§ Short exercise: List each line of the data in which the string "with" appears.

§ Data block:
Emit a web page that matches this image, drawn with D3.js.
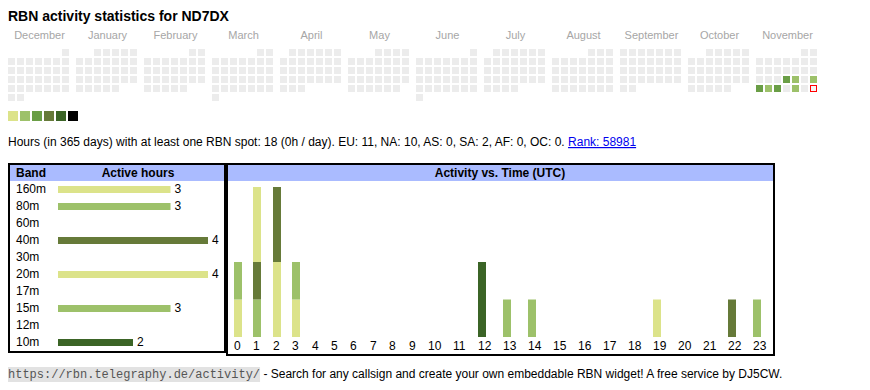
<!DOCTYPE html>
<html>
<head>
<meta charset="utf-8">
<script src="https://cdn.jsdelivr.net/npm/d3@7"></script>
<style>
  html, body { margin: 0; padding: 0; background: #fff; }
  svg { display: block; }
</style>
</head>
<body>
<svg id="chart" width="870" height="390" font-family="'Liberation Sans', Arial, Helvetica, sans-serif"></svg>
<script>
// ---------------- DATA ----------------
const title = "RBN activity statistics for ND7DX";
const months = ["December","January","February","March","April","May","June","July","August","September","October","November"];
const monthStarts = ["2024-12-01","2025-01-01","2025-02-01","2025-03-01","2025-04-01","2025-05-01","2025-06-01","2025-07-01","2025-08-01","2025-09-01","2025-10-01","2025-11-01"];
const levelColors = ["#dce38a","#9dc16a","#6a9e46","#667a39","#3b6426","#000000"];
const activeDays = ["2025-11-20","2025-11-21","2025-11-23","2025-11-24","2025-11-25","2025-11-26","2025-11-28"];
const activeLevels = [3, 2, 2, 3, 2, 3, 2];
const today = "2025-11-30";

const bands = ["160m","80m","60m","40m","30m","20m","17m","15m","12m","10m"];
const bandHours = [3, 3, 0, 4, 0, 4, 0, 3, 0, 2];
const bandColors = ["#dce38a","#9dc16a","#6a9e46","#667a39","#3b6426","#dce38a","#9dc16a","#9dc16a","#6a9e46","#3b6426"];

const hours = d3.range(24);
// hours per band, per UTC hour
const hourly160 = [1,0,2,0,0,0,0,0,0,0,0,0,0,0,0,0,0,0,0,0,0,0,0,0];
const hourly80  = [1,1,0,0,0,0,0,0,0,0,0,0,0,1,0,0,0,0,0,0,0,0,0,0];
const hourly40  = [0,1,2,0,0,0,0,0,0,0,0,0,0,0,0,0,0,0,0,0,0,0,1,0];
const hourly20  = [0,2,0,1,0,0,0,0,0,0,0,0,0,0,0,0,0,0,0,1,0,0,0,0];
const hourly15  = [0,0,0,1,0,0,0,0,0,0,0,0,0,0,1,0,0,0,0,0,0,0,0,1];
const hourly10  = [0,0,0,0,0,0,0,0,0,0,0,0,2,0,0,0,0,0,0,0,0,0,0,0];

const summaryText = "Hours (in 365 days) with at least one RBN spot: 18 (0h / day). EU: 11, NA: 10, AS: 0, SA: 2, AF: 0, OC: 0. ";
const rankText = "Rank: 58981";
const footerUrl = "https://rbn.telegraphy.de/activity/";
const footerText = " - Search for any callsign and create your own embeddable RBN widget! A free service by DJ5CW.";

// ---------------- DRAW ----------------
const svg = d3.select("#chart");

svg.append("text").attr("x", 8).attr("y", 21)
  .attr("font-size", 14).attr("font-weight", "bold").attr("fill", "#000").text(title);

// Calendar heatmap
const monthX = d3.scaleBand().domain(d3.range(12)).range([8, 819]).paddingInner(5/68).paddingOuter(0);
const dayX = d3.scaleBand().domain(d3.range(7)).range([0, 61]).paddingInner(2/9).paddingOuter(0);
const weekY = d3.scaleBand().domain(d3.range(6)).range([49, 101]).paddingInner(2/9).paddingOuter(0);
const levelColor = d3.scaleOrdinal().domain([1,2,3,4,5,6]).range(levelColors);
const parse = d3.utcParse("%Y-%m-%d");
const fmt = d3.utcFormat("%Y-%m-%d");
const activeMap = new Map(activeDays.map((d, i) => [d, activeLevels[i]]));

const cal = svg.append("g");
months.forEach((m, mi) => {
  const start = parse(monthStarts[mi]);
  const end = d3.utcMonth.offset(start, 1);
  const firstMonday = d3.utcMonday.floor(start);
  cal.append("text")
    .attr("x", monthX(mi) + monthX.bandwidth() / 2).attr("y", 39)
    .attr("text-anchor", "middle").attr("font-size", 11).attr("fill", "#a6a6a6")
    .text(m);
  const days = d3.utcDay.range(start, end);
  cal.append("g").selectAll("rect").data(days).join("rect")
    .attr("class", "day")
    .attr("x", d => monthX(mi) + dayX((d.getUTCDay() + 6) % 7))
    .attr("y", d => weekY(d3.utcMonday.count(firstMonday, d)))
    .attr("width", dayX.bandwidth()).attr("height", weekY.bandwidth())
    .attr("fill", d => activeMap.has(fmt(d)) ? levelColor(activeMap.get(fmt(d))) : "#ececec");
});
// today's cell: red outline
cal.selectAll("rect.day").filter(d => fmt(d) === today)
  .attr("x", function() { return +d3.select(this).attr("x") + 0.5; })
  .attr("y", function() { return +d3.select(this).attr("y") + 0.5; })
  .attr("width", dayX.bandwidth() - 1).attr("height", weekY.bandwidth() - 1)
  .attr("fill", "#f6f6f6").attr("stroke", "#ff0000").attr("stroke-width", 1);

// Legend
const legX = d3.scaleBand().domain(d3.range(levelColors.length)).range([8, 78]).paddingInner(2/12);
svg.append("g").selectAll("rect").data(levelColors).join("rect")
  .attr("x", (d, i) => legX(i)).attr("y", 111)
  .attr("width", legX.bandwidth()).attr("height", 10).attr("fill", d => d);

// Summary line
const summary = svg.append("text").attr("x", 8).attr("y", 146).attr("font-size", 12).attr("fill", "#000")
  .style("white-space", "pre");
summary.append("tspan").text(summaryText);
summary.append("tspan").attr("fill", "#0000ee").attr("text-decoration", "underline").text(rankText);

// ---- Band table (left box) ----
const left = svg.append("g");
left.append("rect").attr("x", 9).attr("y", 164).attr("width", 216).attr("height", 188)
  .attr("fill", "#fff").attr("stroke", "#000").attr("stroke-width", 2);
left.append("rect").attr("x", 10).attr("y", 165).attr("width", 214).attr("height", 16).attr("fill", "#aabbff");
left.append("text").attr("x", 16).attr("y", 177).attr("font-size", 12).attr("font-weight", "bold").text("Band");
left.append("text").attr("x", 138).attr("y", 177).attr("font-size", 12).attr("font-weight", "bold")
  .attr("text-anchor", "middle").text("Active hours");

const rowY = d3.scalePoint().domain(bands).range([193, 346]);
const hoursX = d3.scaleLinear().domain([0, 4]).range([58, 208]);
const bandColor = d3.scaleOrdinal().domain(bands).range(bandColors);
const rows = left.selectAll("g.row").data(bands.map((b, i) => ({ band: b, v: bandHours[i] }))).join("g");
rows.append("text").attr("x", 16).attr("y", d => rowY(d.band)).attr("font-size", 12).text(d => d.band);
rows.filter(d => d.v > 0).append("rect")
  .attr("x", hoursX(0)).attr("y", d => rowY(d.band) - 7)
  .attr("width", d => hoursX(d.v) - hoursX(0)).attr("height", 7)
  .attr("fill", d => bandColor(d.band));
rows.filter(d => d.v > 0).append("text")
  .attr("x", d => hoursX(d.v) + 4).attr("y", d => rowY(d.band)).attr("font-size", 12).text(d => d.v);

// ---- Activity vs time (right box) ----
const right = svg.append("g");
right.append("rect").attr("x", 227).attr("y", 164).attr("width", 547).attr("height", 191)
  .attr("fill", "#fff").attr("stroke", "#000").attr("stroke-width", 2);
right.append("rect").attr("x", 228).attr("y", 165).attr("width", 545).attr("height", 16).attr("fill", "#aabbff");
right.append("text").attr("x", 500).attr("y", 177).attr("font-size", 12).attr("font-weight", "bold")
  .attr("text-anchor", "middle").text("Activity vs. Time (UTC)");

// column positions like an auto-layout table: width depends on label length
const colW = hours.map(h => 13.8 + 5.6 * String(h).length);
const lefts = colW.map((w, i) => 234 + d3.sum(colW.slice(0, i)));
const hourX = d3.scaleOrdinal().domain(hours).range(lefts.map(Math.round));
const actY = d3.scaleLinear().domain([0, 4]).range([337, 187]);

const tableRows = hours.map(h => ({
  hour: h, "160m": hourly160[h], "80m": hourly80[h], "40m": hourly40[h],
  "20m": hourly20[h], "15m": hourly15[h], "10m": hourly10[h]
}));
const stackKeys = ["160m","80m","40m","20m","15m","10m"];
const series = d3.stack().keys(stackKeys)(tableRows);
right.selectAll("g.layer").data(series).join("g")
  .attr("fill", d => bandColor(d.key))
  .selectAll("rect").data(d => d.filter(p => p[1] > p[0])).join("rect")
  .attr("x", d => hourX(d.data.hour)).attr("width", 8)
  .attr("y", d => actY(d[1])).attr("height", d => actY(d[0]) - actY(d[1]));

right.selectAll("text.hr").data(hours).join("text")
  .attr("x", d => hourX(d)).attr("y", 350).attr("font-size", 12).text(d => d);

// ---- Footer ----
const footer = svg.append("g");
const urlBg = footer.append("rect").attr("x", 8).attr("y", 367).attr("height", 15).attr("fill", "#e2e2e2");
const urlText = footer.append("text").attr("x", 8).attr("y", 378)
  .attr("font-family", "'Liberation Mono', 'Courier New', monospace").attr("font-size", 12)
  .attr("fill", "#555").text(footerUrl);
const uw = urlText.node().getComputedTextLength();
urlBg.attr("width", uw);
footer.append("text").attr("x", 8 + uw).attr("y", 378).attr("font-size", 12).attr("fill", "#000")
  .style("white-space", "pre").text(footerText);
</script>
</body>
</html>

§ Response to the exercise:
Emit a web page that matches this image, drawn with D3.js.
const summaryText = "Hours (in 365 days) with at least one RBN spot: 18 (0h / day). EU: 11, NA: 10, AS: 0, SA: 2, AF: 0, OC: 0. ";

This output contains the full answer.